Wednesday, September 24, 2014

Louise

Her dark skin glissened with sweat when she would run after me to come to lunch or dinner.  I ran away from her and looked back and saw her grab her leg below the knee.  I saw her grimace and I ran to her realizing she was hurt.  She said she felt a sting and saw a scorpion fall from her dress to the ground and crawl away.  She sat down and massaged the sting saying how much it hurt.  I looked for the scorpion in the grass below the red cliff of clay but didn't see it.  My clothes were red with mud, my hands were too and she took some clay from my shoe and pressed it against the now swelling wound.  We walked back to the house slowly, she with a limp, me crying for her hurt.  When we reached the bottom of the stairs my mother came down quickly to help and soon she put Louise in the Jeep and off to the hospital we all went. 
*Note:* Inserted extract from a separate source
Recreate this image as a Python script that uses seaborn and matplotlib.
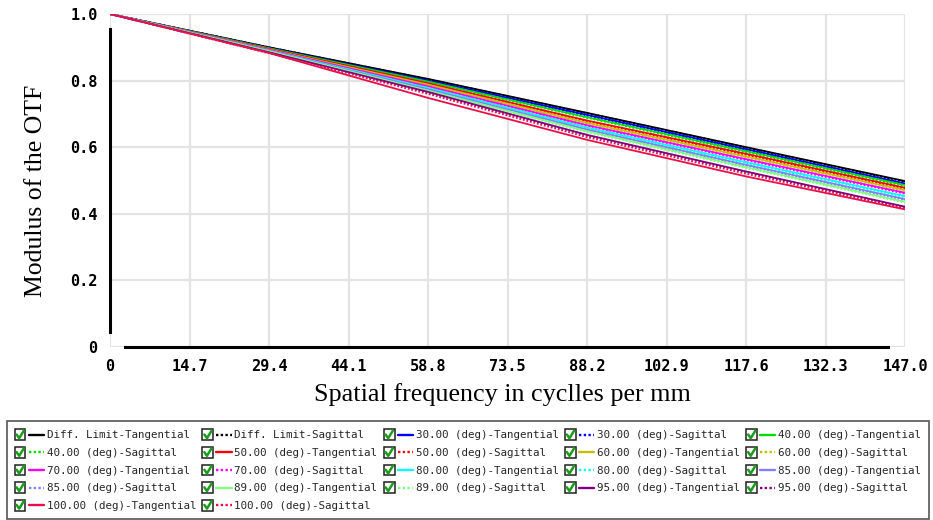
import matplotlib
matplotlib.use('Agg')
import matplotlib.pyplot as plt
import seaborn as sns
from matplotlib.lines import Line2D
from matplotlib.patches import Rectangle
from matplotlib.legend_handler import HandlerBase

# MTF data
freq = [0, 29.4, 58.8, 88.2, 117.6, 147.0]

field_names = ['Diff. Limit', '30.00 (deg)', '40.00 (deg)', '50.00 (deg)', '60.00 (deg)',
               '70.00 (deg)', '80.00 (deg)', '85.00 (deg)', '89.00 (deg)', '95.00 (deg)',
               '100.00 (deg)']
field_colors = ['#000000', '#0000ff', '#00dd00', '#ff0000', '#c0c000',
                '#ff00ff', '#00ffff', '#8080ff', '#80ff80', '#800080',
                '#e8104a']

tangential = [
    [1.0, 0.900, 0.805, 0.703, 0.600, 0.498],
    [1.0, 0.898, 0.800, 0.697, 0.594, 0.491],
    [1.0, 0.897, 0.797, 0.690, 0.588, 0.486],
    [1.0, 0.895, 0.792, 0.680, 0.580, 0.478],
    [1.0, 0.893, 0.788, 0.673, 0.572, 0.471],
    [1.0, 0.892, 0.783, 0.666, 0.564, 0.463],
    [1.0, 0.890, 0.778, 0.659, 0.555, 0.453],
    [1.0, 0.889, 0.774, 0.653, 0.547, 0.444],
    [1.0, 0.888, 0.770, 0.648, 0.540, 0.436],
    [1.0, 0.885, 0.766, 0.637, 0.527, 0.421],
    [1.0, 0.883, 0.748, 0.622, 0.512, 0.413],
]
sagittal = [
    [1.0, 0.900, 0.804, 0.702, 0.599, 0.496],
    [1.0, 0.898, 0.799, 0.695, 0.592, 0.489],
    [1.0, 0.896, 0.795, 0.688, 0.585, 0.483],
    [1.0, 0.894, 0.790, 0.678, 0.577, 0.475],
    [1.0, 0.893, 0.786, 0.671, 0.570, 0.469],
    [1.0, 0.891, 0.781, 0.664, 0.561, 0.460],
    [1.0, 0.889, 0.776, 0.656, 0.552, 0.450],
    [1.0, 0.888, 0.772, 0.650, 0.544, 0.441],
    [1.0, 0.887, 0.768, 0.645, 0.537, 0.433],
    [1.0, 0.884, 0.764, 0.635, 0.525, 0.419],
    [1.0, 0.882, 0.760, 0.630, 0.520, 0.416],
]

x_ticks = [0, 14.7, 29.4, 44.1, 58.8, 73.5, 88.2, 102.9, 117.6, 132.3, 147.0]
x_tick_labels = ['0', '14.7', '29.4', '44.1', '58.8', '73.5', '88.2', '102.9', '117.6', '132.3', '147.0']
y_ticks = [0, 0.2, 0.4, 0.6, 0.8, 1.0]
y_tick_labels = ['0', '0.2', '0.4', '0.6', '0.8', '1.0']

DOTTED = (0, (1, 1))


class CheckedLine(HandlerBase):
    """legend handle: green check box followed by the line sample"""
    def create_artists(self, legend, orig_handle, xdescent, ydescent, width, height, fontsize, trans):
        x0, y0 = -xdescent, -ydescent
        s = 1.0 * fontsize
        yb = y0 + (height - s) / 2
        box = Rectangle((x0, yb), s, s, facecolor='white', edgecolor='#1f1f1f', lw=1.1, transform=trans)
        tick = Line2D([x0 + 0.18 * s, x0 + 0.42 * s, x0 + 0.85 * s],
                      [yb + 0.52 * s, yb + 0.18 * s, yb + 0.88 * s],
                      color='#1a9e1a', lw=1.8, transform=trans)
        ls = '-' if orig_handle.get_linestyle() == '-' else DOTTED
        ln = Line2D([x0 + s + 0.3 * fontsize, x0 + width], [y0 + height / 2] * 2,
                    color=orig_handle.get_color(), linestyle=ls, lw=1.7, transform=trans)
        return [box, tick, ln]


sns.set_theme(style='white')

fig, ax = plt.subplots(figsize=(9.33, 5.2), dpi=100)
fig.subplots_adjust(left=0.118, right=0.970, top=0.973, bottom=0.333)

handles, labels = [], []
for name, color, t_vals, s_vals in zip(field_names, field_colors, tangential, sagittal):
    for kind, vals, ls in (('Tangential', t_vals, '-'), ('Sagittal', s_vals, DOTTED)):
        sns.lineplot(x=freq, y=vals, color=color, linestyle=ls, lw=1.3, ax=ax)
        handles.append(Line2D([], [], color=color, linestyle=ls))
        labels.append(f'{name}-{kind}')

ax.set_xlim(0, 147)
ax.set_ylim(0, 1)
ax.set_xticks(x_ticks)
ax.set_xticklabels(x_tick_labels)
ax.set_yticks(y_ticks)
ax.set_yticklabels(y_tick_labels)
for lab in ax.get_xticklabels() + ax.get_yticklabels():
    lab.set_family('DejaVu Sans Mono')
    lab.set_fontsize(11)
    lab.set_weight('bold')
    lab.set_color('black')
ax.tick_params(length=0, pad=9)

ax.grid(True, color='#e3e3e3', lw=1.6)
ax.set_axisbelow(True)
for side in ('top', 'right'):
    ax.spines[side].set_visible(False)
for side in ('left', 'bottom'):
    ax.spines[side].set_color('black')
    ax.spines[side].set_linewidth(2.2)
ax.spines['left'].set_bounds(0.045, 0.955)
ax.spines['bottom'].set_bounds(2.8, 143.9)

ax.set_xlabel('Spatial frequency in cyclles per mm', family='Liberation Serif', size=18.8, color='black', va='top')
ax.xaxis.set_label_coords(0.494, -0.11)
ax.set_ylabel('Modulus of the OTF', family='Liberation Serif', size=18.5, color='black')
ax.yaxis.set_label_coords(-0.08, 0.468)

# legend is filled column by column, so reorder to read row by row like the original
ncol = 5
order = [r * ncol + c for c in range(ncol) for r in range(5) if r * ncol + c < len(labels)]
leg = fig.legend([handles[i] for i in order], [labels[i] for i in order],
                 ncol=ncol, loc='lower left', bbox_to_anchor=(0.007, 0.002, 0.989, 0.19),
                 mode='expand', handler_map={Line2D: CheckedLine()},
                 prop={'family': 'DejaVu Sans Mono', 'size': 7.8},
                 frameon=True, fancybox=False, edgecolor='#555555', framealpha=1,
                 handlelength=2.7, handleheight=1.1, handletextpad=0.25,
                 labelspacing=0.62, borderpad=0.75, borderaxespad=0, columnspacing=1.0)
leg.get_frame().set_linewidth(1.2)

fig.savefig('out.png', dpi=100)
My mother was a fast driver in the little jeep and I worried about her when she drove anywhere, but this was different, we were rushing for Louise.  The smell of the emergency room was of pungent alcohol and medicines.  The doctors and nurses were US Army GI's and while it was unusual to have a Panamanian there they quickly went to work on Louises wound.  My mother and I held hands while we waited anxiously in the waiting room.  I felt guilty for having run from Louise when she can after me and I told my mother that I was sorry and felt I had caused the pain to Louise.  I loved Louise as I did my mother as she had been with our family since we had arrived in Panama right after I was born.  She was my caretaker and friend, parent, big sister and all of those things rolled into one.  When she came out of the emergency room her leg was bandaged from the knee to her ankle.  She told us that they had given her treatment and that she was to return in a week.
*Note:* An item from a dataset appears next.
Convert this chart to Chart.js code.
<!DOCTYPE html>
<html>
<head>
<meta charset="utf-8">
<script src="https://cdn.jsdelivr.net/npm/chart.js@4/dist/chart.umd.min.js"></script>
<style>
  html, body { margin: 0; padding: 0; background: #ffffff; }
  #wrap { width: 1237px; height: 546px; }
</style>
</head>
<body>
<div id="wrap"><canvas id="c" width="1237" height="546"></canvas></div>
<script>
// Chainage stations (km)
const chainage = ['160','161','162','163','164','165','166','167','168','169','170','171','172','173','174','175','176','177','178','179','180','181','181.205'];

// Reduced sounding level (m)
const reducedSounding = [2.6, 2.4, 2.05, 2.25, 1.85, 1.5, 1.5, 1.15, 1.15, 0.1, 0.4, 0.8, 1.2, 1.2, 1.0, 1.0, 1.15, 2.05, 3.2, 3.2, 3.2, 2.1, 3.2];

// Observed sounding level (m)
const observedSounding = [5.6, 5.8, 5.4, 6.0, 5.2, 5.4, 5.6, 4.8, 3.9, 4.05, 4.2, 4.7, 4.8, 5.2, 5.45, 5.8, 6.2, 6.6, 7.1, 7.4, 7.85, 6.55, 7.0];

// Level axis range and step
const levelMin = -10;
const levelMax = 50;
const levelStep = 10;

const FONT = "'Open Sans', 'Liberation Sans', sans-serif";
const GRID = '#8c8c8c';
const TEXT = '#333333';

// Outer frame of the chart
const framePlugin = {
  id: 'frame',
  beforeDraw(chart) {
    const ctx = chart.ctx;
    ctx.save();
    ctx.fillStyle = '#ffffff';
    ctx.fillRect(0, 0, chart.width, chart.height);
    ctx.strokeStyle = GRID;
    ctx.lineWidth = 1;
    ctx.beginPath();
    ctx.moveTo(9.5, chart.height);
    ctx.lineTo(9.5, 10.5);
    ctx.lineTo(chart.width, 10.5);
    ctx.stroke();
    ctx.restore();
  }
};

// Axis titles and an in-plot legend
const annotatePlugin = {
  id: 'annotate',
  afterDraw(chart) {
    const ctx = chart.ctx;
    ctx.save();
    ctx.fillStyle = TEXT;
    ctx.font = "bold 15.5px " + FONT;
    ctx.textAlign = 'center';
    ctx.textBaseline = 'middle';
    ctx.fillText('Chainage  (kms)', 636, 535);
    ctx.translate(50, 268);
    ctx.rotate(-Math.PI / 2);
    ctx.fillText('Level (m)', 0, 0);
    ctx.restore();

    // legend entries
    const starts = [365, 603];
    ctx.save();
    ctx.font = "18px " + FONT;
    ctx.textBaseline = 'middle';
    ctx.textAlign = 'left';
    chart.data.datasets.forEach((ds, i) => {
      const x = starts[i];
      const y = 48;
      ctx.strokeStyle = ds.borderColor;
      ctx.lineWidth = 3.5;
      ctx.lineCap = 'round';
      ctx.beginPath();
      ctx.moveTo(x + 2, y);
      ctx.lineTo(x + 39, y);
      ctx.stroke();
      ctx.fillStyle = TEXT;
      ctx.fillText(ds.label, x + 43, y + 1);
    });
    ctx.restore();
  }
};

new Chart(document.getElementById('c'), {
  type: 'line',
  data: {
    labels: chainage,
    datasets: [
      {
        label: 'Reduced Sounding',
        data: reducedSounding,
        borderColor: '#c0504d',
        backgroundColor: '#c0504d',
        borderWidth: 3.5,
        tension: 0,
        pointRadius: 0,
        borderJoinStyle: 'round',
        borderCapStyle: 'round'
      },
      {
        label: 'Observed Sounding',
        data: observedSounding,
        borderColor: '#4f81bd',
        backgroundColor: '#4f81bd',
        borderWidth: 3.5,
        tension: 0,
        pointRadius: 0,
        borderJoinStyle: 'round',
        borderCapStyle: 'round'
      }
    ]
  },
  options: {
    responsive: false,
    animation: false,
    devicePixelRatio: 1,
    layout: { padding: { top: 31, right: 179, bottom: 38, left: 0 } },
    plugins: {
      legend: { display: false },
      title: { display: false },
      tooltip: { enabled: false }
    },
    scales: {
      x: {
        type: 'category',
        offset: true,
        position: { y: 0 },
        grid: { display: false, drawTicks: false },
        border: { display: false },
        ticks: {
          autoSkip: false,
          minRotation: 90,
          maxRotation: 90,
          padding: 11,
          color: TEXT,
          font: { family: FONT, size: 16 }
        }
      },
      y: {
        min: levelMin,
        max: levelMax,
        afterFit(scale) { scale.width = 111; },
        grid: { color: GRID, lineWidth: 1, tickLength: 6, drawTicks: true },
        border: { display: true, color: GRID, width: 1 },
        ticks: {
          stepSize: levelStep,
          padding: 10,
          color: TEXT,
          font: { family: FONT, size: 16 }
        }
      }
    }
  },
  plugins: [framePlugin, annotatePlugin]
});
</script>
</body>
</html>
 We drove her to her home in Panama City and my mother told her she would take her next week.  Over the next few days things were different at home, my father was very busy at his Army work and Louise was not there to watch over me, cook or clean house as was her usual duties.  The next week Louise went with my mother to the hospital, now her leg had ballooned to twice it's normal size and was black and blue and very painful to the touch she said.  We once again waited patiently in the waiting room while she was being seen.  When she reappeared her dressing had been changed and now there was a tube coming out of it as a drain into a little bottle filled with cotton balls.  It had become infected and become gangrenous too and the doctors had told her that they might have to amputate her lower leg. This upset me greatly and I cried once again for feeling I had caused this catastrophe to befall my Louise.  Over the next month she came once a week, then twice and finally she was "home", her leg better but with a huge scar where the drain had been.  I never ran from her again.